Excerpts from “The Filioque: A Church Dividing Issue?: An Agreed Statement,” North American Orthodox-Catholic Consultation, October 25, 2003:
The first statement of the Joint International Commission (1982), entitled “The Mystery of the Church and of the Eucharist in the Light of the Mystery of the Trinity,” does briefly address the issue of the Filioque, within the context of an extensive discussion of the relationship of the persons of the Holy Trinity. The Statement says: “Without wishing to resolve yet the difficulties which have arisen between the East and the West concerning the relationship between the Son and the Spirit, we can already say together that this Spirit, which proceeds from the Father (Jn. 15:26) as the sole source of the Trinity, and which has become the Spirit of our sonship (Rom. 8:15) since he is already the Spirit of the Son (Gal.4:6), is communicated to us, particularly in the Eucharist, by this Son upon whom he reposes in time and eternity (Jn. 1:32).” (No. 6).
Several other events in recent decades point to a greater willingness on the part of Rome to recognize the normative character of the original creed of Constantinople. When Patriarch Dimitrios I visited Rome on December 7, 1987, and again during the visit of Patriarch Bartholomew I to Rome in June 1995, both patriarchs attended a Eucharist celebrated by Pope John Paul II in St. Peter’s Basilica. On both occasions the Pope and Patriarch proclaimed the Creed in Greek (i.e., without the Filioque). Pope John Paul II and Romanian Patriarch Teoctist did the same in Romanian at a papal Mass in Rome on October 13, 2002. The document Dominus Iesus: On the Unicity and Salvific Universality of Jesus Christ and the Church, issued by the Congregation for the Doctrine of the Faith on August 6, 2000, begins its theological considerations on the Church’s central teaching with the text of the Creed of 381, again without the addition of the Filioque. While no interpretation of these uses of the Creed was offered, these developments suggest a new awareness on the Catholic side of the unique character of the original Greek text of the Creed as the most authentic formulation of the faith that unifies Eastern and Western Christianity.

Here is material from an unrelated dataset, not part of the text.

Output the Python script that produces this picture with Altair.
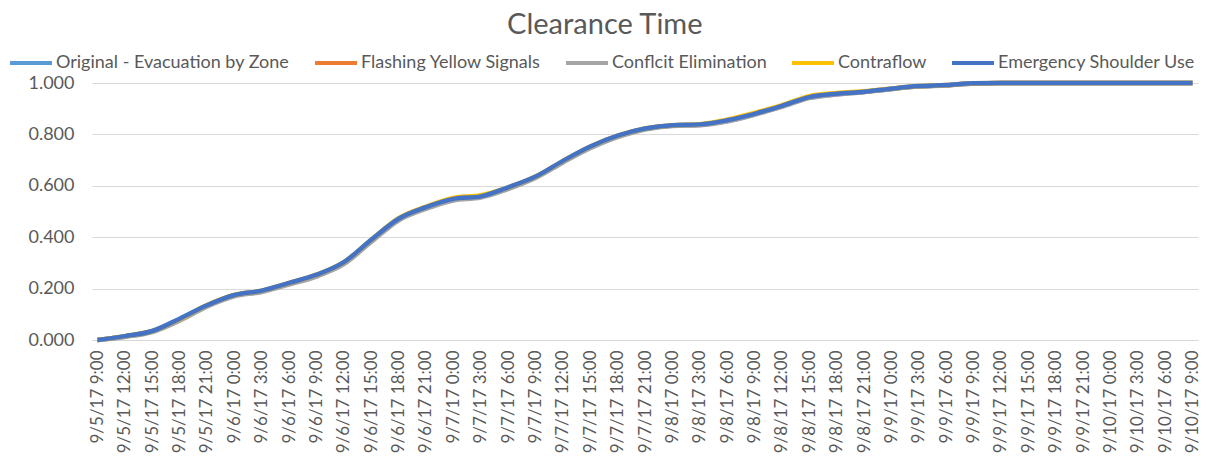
import altair as alt
import pandas as pd

labels = [
    "9/5/17 9:00", "9/5/17 12:00", "9/5/17 15:00", "9/5/17 18:00", "9/5/17 21:00",
    "9/6/17 0:00", "9/6/17 3:00", "9/6/17 6:00", "9/6/17 9:00", "9/6/17 12:00",
    "9/6/17 15:00", "9/6/17 18:00", "9/6/17 21:00", "9/7/17 0:00", "9/7/17 3:00",
    "9/7/17 6:00", "9/7/17 9:00", "9/7/17 12:00", "9/7/17 15:00", "9/7/17 18:00",
    "9/7/17 21:00", "9/8/17 0:00", "9/8/17 3:00", "9/8/17 6:00", "9/8/17 9:00",
    "9/8/17 12:00", "9/8/17 15:00", "9/8/17 18:00", "9/8/17 21:00", "9/9/17 0:00",
    "9/9/17 3:00", "9/9/17 6:00", "9/9/17 9:00", "9/9/17 12:00", "9/9/17 15:00",
    "9/9/17 18:00", "9/9/17 21:00", "9/10/17 0:00", "9/10/17 3:00", "9/10/17 6:00",
    "9/10/17 9:00",
]

series_names = [
    "Original - Evacuation by Zone",
    "Flashing Yellow Signals",
    "Conflcit Elimination",
    "Contraflow",
    "Emergency Shoulder Use",
]
series_colors = ["#5B9BD5", "#ED7D31", "#A5A5A5", "#FFC000", "#4472C4"]

original = [0.000, 0.014, 0.033, 0.079, 0.133, 0.173, 0.190, 0.219, 0.251, 0.300,
            0.386, 0.470, 0.514, 0.546, 0.557, 0.590, 0.633, 0.694, 0.750, 0.792,
            0.821, 0.834, 0.837, 0.852, 0.878, 0.909, 0.943, 0.956, 0.965, 0.977,
            0.987, 0.991, 0.998, 1.000, 1.000, 1.000, 1.000, 1.000, 1.000, 1.000, 1.000]
flashing = [0.000, 0.014, 0.034, 0.079, 0.134, 0.174, 0.191, 0.220, 0.252, 0.301,
            0.387, 0.471, 0.515, 0.547, 0.558, 0.591, 0.634, 0.695, 0.751, 0.793,
            0.822, 0.835, 0.838, 0.853, 0.879, 0.910, 0.944, 0.957, 0.966, 0.978,
            0.987, 0.991, 0.998, 1.000, 1.000, 1.000, 1.000, 1.000, 1.000, 1.000, 1.000]
conflict = [0.000, 0.012, 0.031, 0.075, 0.130, 0.170, 0.187, 0.216, 0.247, 0.295,
            0.381, 0.465, 0.510, 0.543, 0.554, 0.587, 0.630, 0.690, 0.746, 0.789,
            0.819, 0.833, 0.836, 0.850, 0.876, 0.907, 0.941, 0.955, 0.964, 0.976,
            0.986, 0.990, 0.998, 1.000, 1.000, 1.000, 1.000, 1.000, 1.000, 1.000, 1.000]
contraflow = [0.000, 0.015, 0.035, 0.081, 0.136, 0.175, 0.192, 0.222, 0.254, 0.303,
              0.390, 0.474, 0.519, 0.553, 0.563, 0.594, 0.636, 0.697, 0.753, 0.795,
              0.823, 0.836, 0.840, 0.857, 0.884, 0.914, 0.949, 0.961, 0.968, 0.978,
              0.988, 0.992, 0.999, 1.000, 1.000, 1.000, 1.000, 1.000, 1.000, 1.000, 1.000]
shoulder = [0.000, 0.015, 0.035, 0.083, 0.135, 0.175, 0.192, 0.222, 0.254, 0.303,
            0.390, 0.472, 0.517, 0.549, 0.559, 0.594, 0.636, 0.697, 0.753, 0.795,
            0.823, 0.836, 0.839, 0.855, 0.880, 0.911, 0.945, 0.958, 0.966, 0.978,
            0.988, 0.992, 0.999, 1.000, 1.000, 1.000, 1.000, 1.000, 1.000, 1.000, 1.000]

all_values = [original, flashing, conflict, contraflow, shoulder]

rows = []
for name, vals in zip(series_names, all_values):
    for lab, v in zip(labels, vals):
        rows.append({"time": lab, "value": v, "series": name})
df = pd.DataFrame(rows)

text_color = "#595959"
grid_color = "#D9D9D9"

chart = alt.Chart(df).mark_line(strokeWidth=4.5, interpolate="monotone").encode(
    x=alt.X(
        "time:O",
        sort=labels,
        scale=alt.Scale(type="point", padding=0.2),
        axis=alt.Axis(
            title=None,
            labelAngle=270,
            labelPadding=10,
            ticks=False,
            domainColor=grid_color,
            domainWidth=1,
            labelFontSize=17,
            labelColor=text_color,
            grid=False,
        ),
    ),
    y=alt.Y(
        "value:Q",
        scale=alt.Scale(domain=[0, 1]),
        axis=alt.Axis(
            title=None,
            values=[0, 0.2, 0.4, 0.6, 0.8, 1.0],
            format=".3f",
            domain=False,
            ticks=False,
            labelPadding=18,
            gridColor=grid_color,
            labelFontSize=18,
            labelColor=text_color,
        ),
    ),
    color=alt.Color(
        "series:N",
        sort=series_names,
        scale=alt.Scale(domain=series_names, range=series_colors),
        legend=alt.Legend(
            title=None,
            orient="none",
            legendX=-84,
            legendY=-43,
            direction="horizontal",
            symbolType="stroke",
            symbolSize=1764,
            symbolStrokeWidth=4,
            labelFontSize=18,
            labelColor=text_color,
            labelOffset=2,
            labelLimit=0,
            columnPadding=17,
        ),
    ),
).properties(
    width=1106,
    height=257,
    title=alt.TitleParams(
        "Clearance Time",
        fontSize=29,
        fontWeight="normal",
        color=text_color,
        anchor="middle",
        frame="bounds",
        offset=0,
    ),
    padding={"left": 0, "top": 3, "right": 0, "bottom": 0},
).configure(
    font="Lato",
).configure_view(
    stroke=None,
)

chart.save("out.html", embed_options={"renderer": "svg", "actions": False})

Not long after the meeting in Rome between Pope John Paul II and Ecumenical Patriarch Bartholomew I, the Vatican published the document “The Greek and Latin Traditions Regarding the Procession of the Holy Spirit” (September 13, 1995). This text was intended to be a new contribution to the dialogue between our churches on this controversial issue. Among the many observations it makes, the text says: “The Catholic Church acknowledges the conciliar, ecumenical, normative and irrevocable value, as the expression of one common faith of the Church and of all Christians, of the Symbol professed in Greek at Constantinople in 381 by the Second Ecumenical Council. No confession of faith peculiar to a particular liturgical tradition can contradict this expression of faith taught and professed by the undivided Church.”
Although the Catholic Church obviously does not consider the Filioque to be a contradiction of the creed of 381, the significance of this passage in the 1995 Vatican statement should not be minimized. It is in response to this important document that our own study of the Filioque began in 1999, and we hope that this present statement will serve to carry further the positive discussions between our communions that we have experienced ourselves.